Exercise details :: Pictures in the data should be dropped; transcribe exactly the lines from the one that has "Convert this diagram to TikZ code." through the one that has "minimum width=7.68cm, minimum".

[Dataset items]

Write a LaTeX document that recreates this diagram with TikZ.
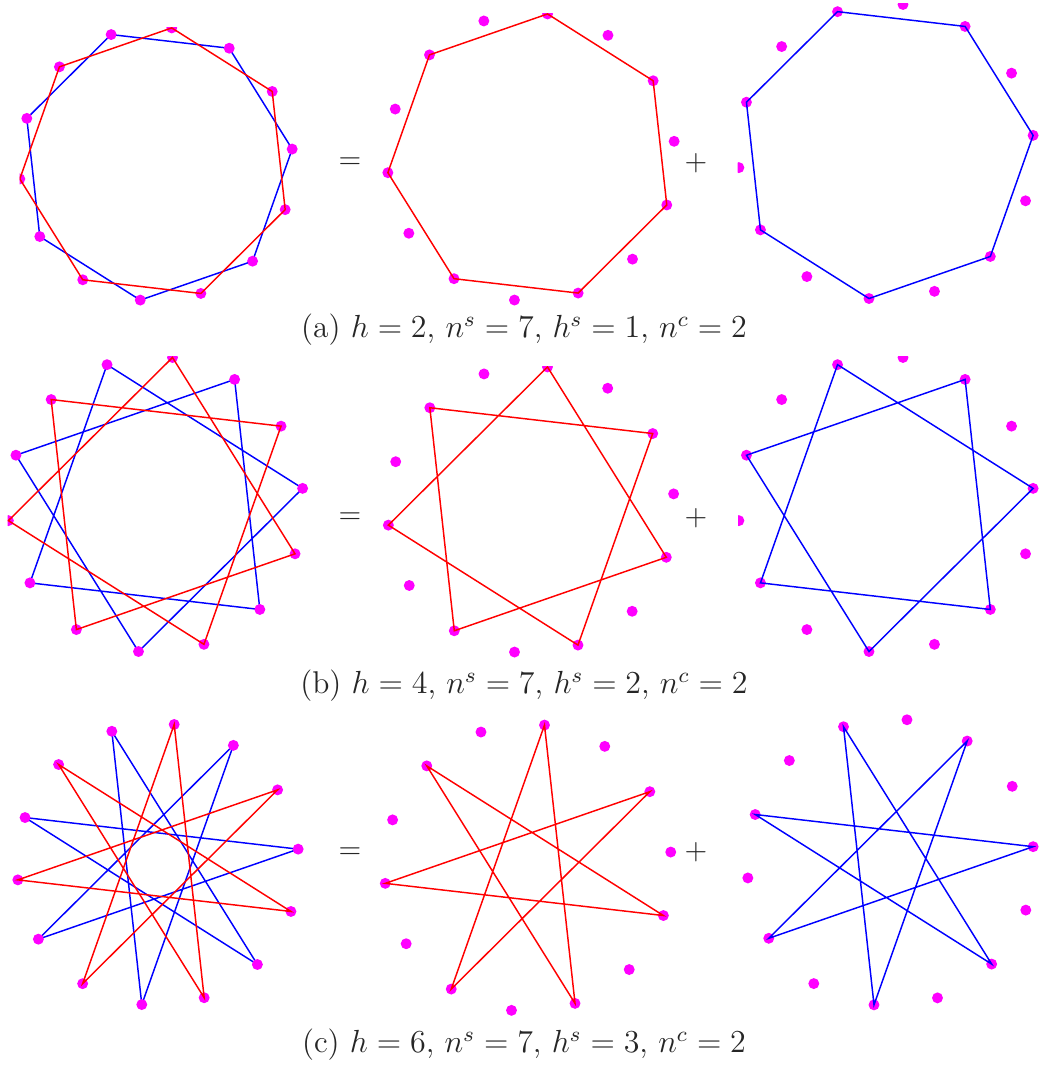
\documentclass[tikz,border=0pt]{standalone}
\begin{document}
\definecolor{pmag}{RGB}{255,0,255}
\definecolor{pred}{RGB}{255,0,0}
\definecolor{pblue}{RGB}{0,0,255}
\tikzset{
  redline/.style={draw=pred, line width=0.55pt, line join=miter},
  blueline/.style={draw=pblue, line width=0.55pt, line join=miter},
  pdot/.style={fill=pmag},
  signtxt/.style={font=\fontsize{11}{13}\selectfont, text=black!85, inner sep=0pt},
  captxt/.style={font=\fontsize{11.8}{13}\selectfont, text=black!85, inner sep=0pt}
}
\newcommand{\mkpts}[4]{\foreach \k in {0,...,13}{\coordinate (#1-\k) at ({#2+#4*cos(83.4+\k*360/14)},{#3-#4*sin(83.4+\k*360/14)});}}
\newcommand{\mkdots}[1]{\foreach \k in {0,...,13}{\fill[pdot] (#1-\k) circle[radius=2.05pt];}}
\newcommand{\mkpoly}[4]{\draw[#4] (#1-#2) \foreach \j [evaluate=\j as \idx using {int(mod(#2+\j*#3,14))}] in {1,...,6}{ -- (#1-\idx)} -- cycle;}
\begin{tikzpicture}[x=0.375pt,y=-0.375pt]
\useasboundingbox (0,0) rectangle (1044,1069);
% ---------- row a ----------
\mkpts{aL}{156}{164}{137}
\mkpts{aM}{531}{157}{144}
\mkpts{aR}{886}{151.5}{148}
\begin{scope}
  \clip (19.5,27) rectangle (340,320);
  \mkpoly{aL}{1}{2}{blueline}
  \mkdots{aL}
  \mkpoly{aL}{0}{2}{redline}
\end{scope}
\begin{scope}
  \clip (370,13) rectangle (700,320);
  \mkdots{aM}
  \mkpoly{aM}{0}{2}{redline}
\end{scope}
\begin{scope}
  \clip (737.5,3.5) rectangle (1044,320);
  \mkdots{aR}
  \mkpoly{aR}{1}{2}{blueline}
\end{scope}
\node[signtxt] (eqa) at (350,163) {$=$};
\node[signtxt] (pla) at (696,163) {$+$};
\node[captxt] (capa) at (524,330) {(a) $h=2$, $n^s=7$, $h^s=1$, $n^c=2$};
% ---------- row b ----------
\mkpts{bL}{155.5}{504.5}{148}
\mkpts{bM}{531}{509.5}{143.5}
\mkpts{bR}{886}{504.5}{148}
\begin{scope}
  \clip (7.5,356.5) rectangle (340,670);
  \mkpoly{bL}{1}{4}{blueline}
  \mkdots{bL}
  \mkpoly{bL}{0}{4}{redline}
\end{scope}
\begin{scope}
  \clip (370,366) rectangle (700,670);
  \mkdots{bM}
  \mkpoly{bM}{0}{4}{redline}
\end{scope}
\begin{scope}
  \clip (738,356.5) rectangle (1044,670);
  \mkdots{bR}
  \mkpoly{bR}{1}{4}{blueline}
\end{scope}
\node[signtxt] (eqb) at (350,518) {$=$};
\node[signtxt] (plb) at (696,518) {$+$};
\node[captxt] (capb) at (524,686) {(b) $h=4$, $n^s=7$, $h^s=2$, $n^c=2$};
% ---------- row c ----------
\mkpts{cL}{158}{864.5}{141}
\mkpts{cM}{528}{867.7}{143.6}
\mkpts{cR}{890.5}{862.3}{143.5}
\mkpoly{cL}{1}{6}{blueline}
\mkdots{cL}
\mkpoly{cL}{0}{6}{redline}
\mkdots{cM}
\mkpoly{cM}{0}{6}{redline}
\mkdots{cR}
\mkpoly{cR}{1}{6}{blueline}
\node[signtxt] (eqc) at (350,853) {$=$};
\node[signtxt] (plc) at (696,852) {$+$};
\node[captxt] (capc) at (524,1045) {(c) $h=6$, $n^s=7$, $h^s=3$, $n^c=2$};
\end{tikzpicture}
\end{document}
--
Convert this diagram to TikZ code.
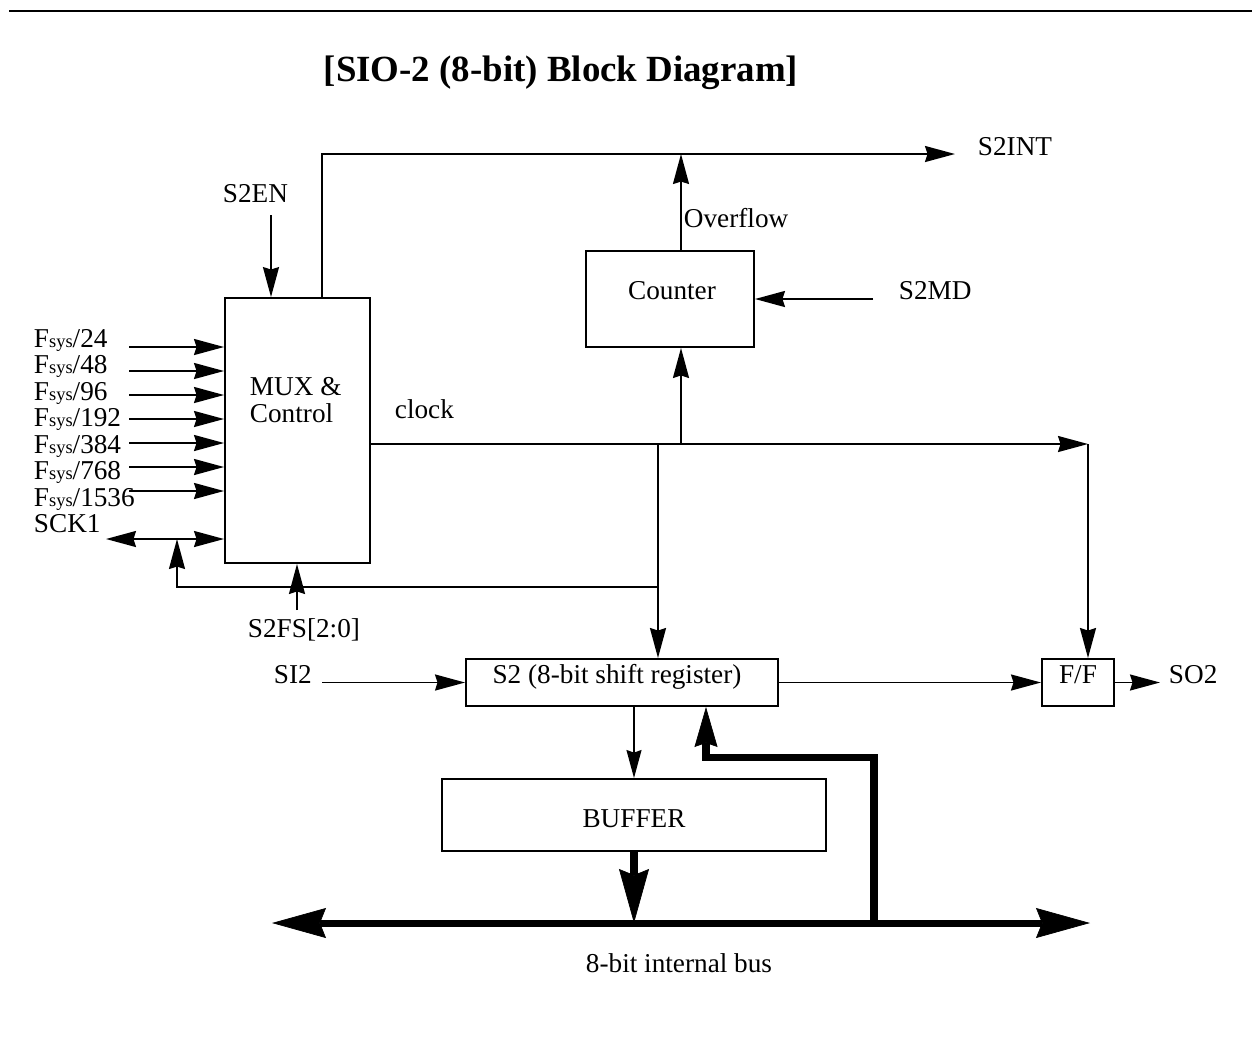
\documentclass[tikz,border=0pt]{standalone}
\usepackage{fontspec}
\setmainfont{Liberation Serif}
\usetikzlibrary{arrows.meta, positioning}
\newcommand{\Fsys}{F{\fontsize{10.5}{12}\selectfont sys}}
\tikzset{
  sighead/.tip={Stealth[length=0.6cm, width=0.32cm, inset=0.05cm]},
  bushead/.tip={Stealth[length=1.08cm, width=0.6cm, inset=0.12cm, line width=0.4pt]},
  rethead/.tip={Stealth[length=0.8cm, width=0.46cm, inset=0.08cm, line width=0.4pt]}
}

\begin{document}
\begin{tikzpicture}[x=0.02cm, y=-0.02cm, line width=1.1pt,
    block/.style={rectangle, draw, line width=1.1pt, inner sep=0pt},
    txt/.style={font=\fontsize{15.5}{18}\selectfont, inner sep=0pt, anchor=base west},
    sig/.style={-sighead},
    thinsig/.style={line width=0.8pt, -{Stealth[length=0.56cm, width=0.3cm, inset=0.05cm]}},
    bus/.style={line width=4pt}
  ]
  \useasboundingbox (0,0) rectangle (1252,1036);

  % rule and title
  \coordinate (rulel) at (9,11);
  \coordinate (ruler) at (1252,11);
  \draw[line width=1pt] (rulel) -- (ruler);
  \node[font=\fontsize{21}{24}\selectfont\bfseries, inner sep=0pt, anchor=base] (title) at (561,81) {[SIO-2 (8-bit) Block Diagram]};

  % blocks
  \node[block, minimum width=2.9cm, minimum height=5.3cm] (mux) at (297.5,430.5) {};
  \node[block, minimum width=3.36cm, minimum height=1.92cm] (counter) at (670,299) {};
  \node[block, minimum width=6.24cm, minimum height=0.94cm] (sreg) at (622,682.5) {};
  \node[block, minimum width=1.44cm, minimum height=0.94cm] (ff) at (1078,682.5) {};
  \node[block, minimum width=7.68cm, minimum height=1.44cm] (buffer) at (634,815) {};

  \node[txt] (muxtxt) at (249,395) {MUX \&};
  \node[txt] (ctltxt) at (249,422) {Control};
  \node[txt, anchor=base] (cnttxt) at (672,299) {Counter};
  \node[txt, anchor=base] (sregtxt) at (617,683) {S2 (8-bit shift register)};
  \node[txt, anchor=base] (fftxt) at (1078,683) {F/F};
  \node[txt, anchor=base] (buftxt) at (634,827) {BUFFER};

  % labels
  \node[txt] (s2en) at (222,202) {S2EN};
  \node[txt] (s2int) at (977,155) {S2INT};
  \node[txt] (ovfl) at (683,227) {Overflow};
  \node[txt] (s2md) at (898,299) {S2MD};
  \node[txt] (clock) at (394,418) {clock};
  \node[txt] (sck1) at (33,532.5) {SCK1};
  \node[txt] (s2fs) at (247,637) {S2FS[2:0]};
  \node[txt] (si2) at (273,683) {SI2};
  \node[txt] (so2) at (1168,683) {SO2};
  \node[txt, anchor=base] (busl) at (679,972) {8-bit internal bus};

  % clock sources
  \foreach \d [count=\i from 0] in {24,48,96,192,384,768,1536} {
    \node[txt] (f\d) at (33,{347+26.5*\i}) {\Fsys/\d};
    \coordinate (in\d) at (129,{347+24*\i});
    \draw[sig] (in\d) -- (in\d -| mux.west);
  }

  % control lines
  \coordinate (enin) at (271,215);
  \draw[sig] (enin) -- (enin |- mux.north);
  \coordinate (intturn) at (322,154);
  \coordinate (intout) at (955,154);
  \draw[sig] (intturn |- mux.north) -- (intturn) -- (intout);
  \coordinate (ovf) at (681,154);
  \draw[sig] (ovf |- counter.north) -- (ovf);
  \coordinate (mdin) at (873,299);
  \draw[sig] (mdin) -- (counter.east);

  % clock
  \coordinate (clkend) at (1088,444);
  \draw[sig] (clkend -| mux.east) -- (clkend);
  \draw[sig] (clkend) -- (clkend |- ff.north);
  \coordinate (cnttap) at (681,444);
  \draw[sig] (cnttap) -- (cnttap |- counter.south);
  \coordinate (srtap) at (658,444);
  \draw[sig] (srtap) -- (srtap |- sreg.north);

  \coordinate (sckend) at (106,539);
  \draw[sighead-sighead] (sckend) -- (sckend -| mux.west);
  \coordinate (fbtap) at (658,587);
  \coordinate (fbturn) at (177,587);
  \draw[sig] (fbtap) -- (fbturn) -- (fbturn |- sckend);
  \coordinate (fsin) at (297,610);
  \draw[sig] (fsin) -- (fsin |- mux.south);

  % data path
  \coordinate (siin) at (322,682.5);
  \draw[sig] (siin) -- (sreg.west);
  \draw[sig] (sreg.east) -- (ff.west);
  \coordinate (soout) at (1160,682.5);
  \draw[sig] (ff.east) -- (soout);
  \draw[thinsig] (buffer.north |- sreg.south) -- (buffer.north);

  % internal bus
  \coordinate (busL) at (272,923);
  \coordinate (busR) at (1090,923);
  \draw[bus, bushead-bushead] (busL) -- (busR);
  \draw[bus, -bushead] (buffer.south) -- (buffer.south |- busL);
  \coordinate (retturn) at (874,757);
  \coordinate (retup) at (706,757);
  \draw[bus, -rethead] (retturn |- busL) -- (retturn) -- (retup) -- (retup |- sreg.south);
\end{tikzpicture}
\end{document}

Result of the exercise ::
Convert this diagram to TikZ code.
\documentclass[tikz,border=0pt]{standalone}
\usepackage{fontspec}
\setmainfont{Liberation Serif}
\usetikzlibrary{arrows.meta, positioning}
\newcommand{\Fsys}{F{\fontsize{10.5}{12}\selectfont sys}}
\tikzset{
  sighead/.tip={Stealth[length=0.6cm, width=0.32cm, inset=0.05cm]},
  bushead/.tip={Stealth[length=1.08cm, width=0.6cm, inset=0.12cm, line width=0.4pt]},
  rethead/.tip={Stealth[length=0.8cm, width=0.46cm, inset=0.08cm, line width=0.4pt]}
}

\begin{document}
\begin{tikzpicture}[x=0.02cm, y=-0.02cm, line width=1.1pt,
    block/.style={rectangle, draw, line width=1.1pt, inner sep=0pt},
    txt/.style={font=\fontsize{15.5}{18}\selectfont, inner sep=0pt, anchor=base west},
    sig/.style={-sighead},
    thinsig/.style={line width=0.8pt, -{Stealth[length=0.56cm, width=0.3cm, inset=0.05cm]}},
    bus/.style={line width=4pt}
  ]
  \useasboundingbox (0,0) rectangle (1252,1036);

  % rule and title
  \coordinate (rulel) at (9,11);
  \coordinate (ruler) at (1252,11);
  \draw[line width=1pt] (rulel) -- (ruler);
  \node[font=\fontsize{21}{24}\selectfont\bfseries, inner sep=0pt, anchor=base] (title) at (561,81) {[SIO-2 (8-bit) Block Diagram]};

  % blocks
  \node[block, minimum width=2.9cm, minimum height=5.3cm] (mux) at (297.5,430.5) {};
  \node[block, minimum width=3.36cm, minimum height=1.92cm] (counter) at (670,299) {};
  \node[block, minimum width=6.24cm, minimum height=0.94cm] (sreg) at (622,682.5) {};
  \node[block, minimum width=1.44cm, minimum height=0.94cm] (ff) at (1078,682.5) {};
  \node[block, minimum width=7.68cm, minimum height=1.44cm] (buffer) at (634,815) {};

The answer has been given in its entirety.